I struggle so much with the different readings for the kanji. But the one that gets me the most is 人.
In the vocab, so often I chose にん when it should have been じん. And じん when it should have been にん!
I’m trying to work out some rule of thumb so I can guess better but I haven’t seen any type of pattern beside route memorising.
I do try and ‘feel’ which one sounds better. But it turns out Japanese people have a different opinion to me! lol.
Has anyone here got any techniques or tools to help them remember besides route memorising?
There’s been a few threads asking this question if you look for them. I think this one had a really good answer.

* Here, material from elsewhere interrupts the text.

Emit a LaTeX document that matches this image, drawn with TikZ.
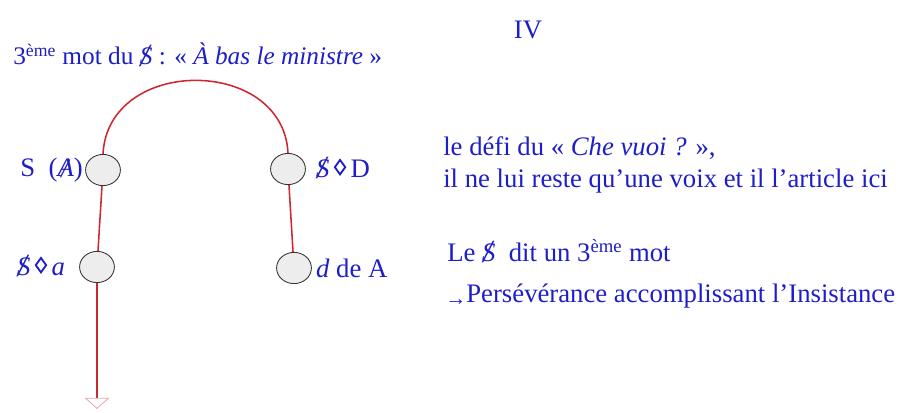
\documentclass[tikz,border=0pt]{standalone}
\usepackage{fontspec}
\setmainfont{Liberation Serif}
\usetikzlibrary{positioning,shapes.geometric,arrows.meta}

\definecolor{lacanblue}{RGB}{30,30,200}
\definecolor{graphred}{RGB}{205,40,50}

\newcommand{\barS}{\ooalign{\textit{S}\cr\hidewidth\raisebox{-0.12ex}{\fontsize{23}{23}\selectfont\textit{/}}\hidewidth\cr}}
\newcommand{\barA}{\ooalign{\textit{A}\cr\hidewidth\raisebox{-0.05ex}{\textit{/}}\hidewidth\cr}}
\newcommand{\poin}{\,\tikz[baseline=0cm]\draw[lacanblue, line width=1.3pt]
  (0cm,0.07cm) -- (0.13cm,0.25cm) -- (0cm,0.43cm) -- (-0.13cm,0.25cm) -- cycle;\,}

\tikzset{
  knot/.style={ellipse, draw=black!80, fill=black!7, line width=0.6pt,
    minimum width=0.87cm, minimum height=0.78cm, inner sep=0pt},
  lbl/.style={text=lacanblue, inner sep=0pt, font=\fontsize{19}{22}\selectfont},
  redline/.style={draw=graphred, line width=1.1pt}
}

\begin{document}
\begin{tikzpicture}[x=0.025cm, y=-0.025cm]
    \useasboundingbox (0,0) rectangle (912,413);

    % the four points of the graph
    \node[knot] (sA) at (103,170) {};
    \node[knot] (sa) at (97,267) {};
    \node[knot] (sD) at (288,169) {};
    \node[knot] (dA) at (294,268) {};
    \coordinate (out) at (97,409);

    \draw[redline] (sA.north) .. controls (108,56) and (283,56) .. (sD.north);
    \draw[redline] (sA) -- (sa);
    \draw[redline] (sD) -- (dA);
    \draw[redline, -{Triangle[open, width=0.62cm, length=0.28cm, color=graphred!40, line width=0.6pt]}] (sa) -- (out);

    % labels of the points
    \node[lbl, left=0.05cm of sA] (lsA) {S\ \ (\barA)};
    \node[lbl, left=0.35cm of sa] (lsa) {\barS\poin\textit{a}};
    \node[lbl, right=0.25cm of sD] (lsD) {\barS\poin D};
    \node[lbl, right=0.1cm of dA] (ldA) {\textit{d} de A};

    % texts
    \node[lbl, anchor=base] (num) at (528,39) {IV};
    \node[lbl, anchor=base west, font=\fontsize{18}{22}\selectfont] (title) at (13,65)
      {3\textsuperscript{ème} mot du \barS\ : « \textit{À bas le ministre} »};
    \node[lbl, anchor=base west] (defi) at (443,156) {le défi du « \textit{Che vuoi ?} »,};
    \node[lbl, anchor=base west] (voix) at (443,187) {il ne lui reste qu’une voix et il l’article ici};
    \node[lbl, anchor=base west] (mot) at (447,261) {Le \barS\ \ dit un 3\textsuperscript{ème} mot};
    \node[lbl, anchor=base west] (pers) at (445,302)
      {\raisebox{-0.3ex}{\fontsize{15}{15}\selectfont →}Persévérance accomplissant l’Insistance};
\end{tikzpicture}
\end{document}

Thanks! That’s exactly what I was looking for
From my experience so far,
- にん is the counter reading.
- じん is the demonym reading (i.e. the reading in names for people coming from a particular location). It also might be the more common reading in compounds that end in 人 that characterise particular groups of people.
- If a compound starts with 人 and has a falling pitch accent (i.e. the accented syllable is the first one – it’s high – and everything else falls from there), then the reading is usually じん
That aside, I think you have to learn things by rote. Aim to remember entire phrases (i.e. ‘this compound is…’) rather than ‘the right reading here is…’. I think that will be helpful.
The answer @Rihn linked to is very interesting, but I think the rules for when it’s the ‘first kanji’ are much more rarely followed. The ‘second kanji’ rules are much more useful.
Some other (more complete) answers to consider, with lots of examples:
These two answers present many more cases, including those that don’t fall into the rules from the answer Rihn mentioned. I hope this helps. The readings usually stick with practice anyway, provided, once again, that you aim to learn the readings of compounds as single units before breaking them down.